Biofuel breakthrough: Quick cook method turns algae into oil

It looks like Mother Nature was wasting her time with a multimillion-year process to produce crude oil. Michigan Engineering researchers can "pressure-cook" algae for as little as a minute and transform an unprecedented 65 percent of the green slime into biocrude.
 
"We’re trying to mimic the process in nature that forms crude oil with marine organisms," said Phil Savage, an Arthur F. Thurnau professor and a professor of chemical engineering at the University of Michigan.
 
The findings will be presented Nov. 1 at the 2012 American Institute of Chemical Engineers Annual Meeting in Pittsburgh. Savage’s ocean-going organism of choice is the green marine micro-alga of the genus Nannochloropsis.
 
To make their one-minute biocrude, Savage and Julia Faeth, a doctoral student in Savage’s lab, filled a steel pipe connector with 1.5 milliliters of wet algae, capped it and plunged it into 1,100-degree Fahrenheit sand. The small volume ensured that the algae was heated through, but with only a minute to warm up, the algae’s temperature should have just grazed the 550-degree mark before the team pulled the reactor back out.
 
Previously, Savage and his team heated the algae for times ranging from 10 to 90 minutes. They saw their best results, with about half of the algae converted to biocrude, after treating it for 10 to 40 minutes at 570 degrees.
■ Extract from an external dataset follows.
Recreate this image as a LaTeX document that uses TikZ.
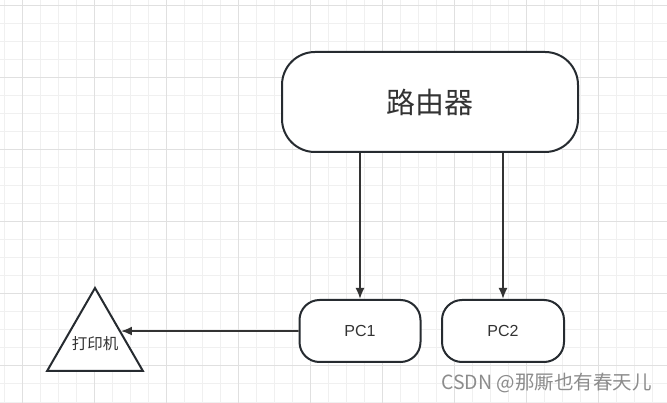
\documentclass[tikz,border=0pt]{standalone}
\usepackage{fontspec}
\setmainfont{Liberation Sans}
\newfontfamily\cjk{Noto Sans CJK SC}
\usetikzlibrary{arrows.meta,shapes.geometric}
\definecolor{edge}{HTML}{262B30}
\definecolor{ink}{HTML}{333333}
\begin{document}
\begin{tikzpicture}[x=1pt,y=-1pt,
	minor/.style={draw=black!6,line width=1pt},
	major/.style={draw=black!12,line width=1pt},
	box/.style={draw=edge,line width=2pt,fill=white,text=ink,inner sep=0pt},
	conn/.style={draw=ink,line width=1.8pt,-{Latex[length=11pt,width=9pt]}}]
	\useasboundingbox (0,0) rectangle (667,403);
	\fill[white] (0,0) rectangle (667,403);
	% grid
	\foreach \x in {4,22,...,667}	\draw[minor] (\x,0) -- (\x,403);
	\foreach \y in {6,24,...,403}	\draw[minor] (0,\y) -- (667,\y);
	\foreach \x in {22,94,...,667}	\draw[major] (\x,0) -- (\x,403);
	\foreach \y in {6,78,...,403}	\draw[major] (0,\y) -- (667,\y);
	% nodes
	\node (router) at (430,102)	[box, rounded corners=33pt, minimum width=296pt, minimum height=100pt]	{\cjk\fontsize{29}{33}\selectfont 路由器};
	\node (pc1) at (360,331)	[box, rounded corners=20pt, minimum width=121pt, minimum height=62pt]	{\fontsize{16}{19}\selectfont PC1};
	\node (pc2) at (503,331)	[box, rounded corners=20pt, minimum width=122pt, minimum height=62pt]	{\fontsize{16}{19}\selectfont PC2};
	\node (printer) at (95,343.3)	[box, regular polygon, regular polygon sides=3, minimum size=110.6pt,
		label={[text=ink,font=\cjk\fontsize{15.5}{18}\selectfont]center:打印机}]	{};
	\node (mark) at (652,383)	[anchor=east, text=black!45, inner sep=0pt]	{\cjk\fontsize{19.5}{23}\selectfont CSDN @那厮也有春天儿};
	% connectors
	\coordinate (pin) at (intersection of pc1.west--pc1.center and printer.corner 1--printer.corner 3);
	\draw[conn] (router.south -| pc1.north) -- (pc1.north);
	\draw[conn] (router.south -| pc2.north) -- (pc2.north);
	\draw[conn] (pc1.west) -- (pin);
\end{tikzpicture}
\end{document}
Why are the one-minute results so much better? Savage and Faeth won’t be sure until they have done more experiments, but they have some ideas.
 
"My guess is that the reactions that produce biocrude are actually must faster than previously thought," Savage said.
 
Faeth suggests that the fast heating might boost the biocrude by keeping unwanted reactions at bay.
 
"For example, the biocrude might decompose into substances that dissolve in water, and the fast heating rates might discourage that reaction," Faeth said.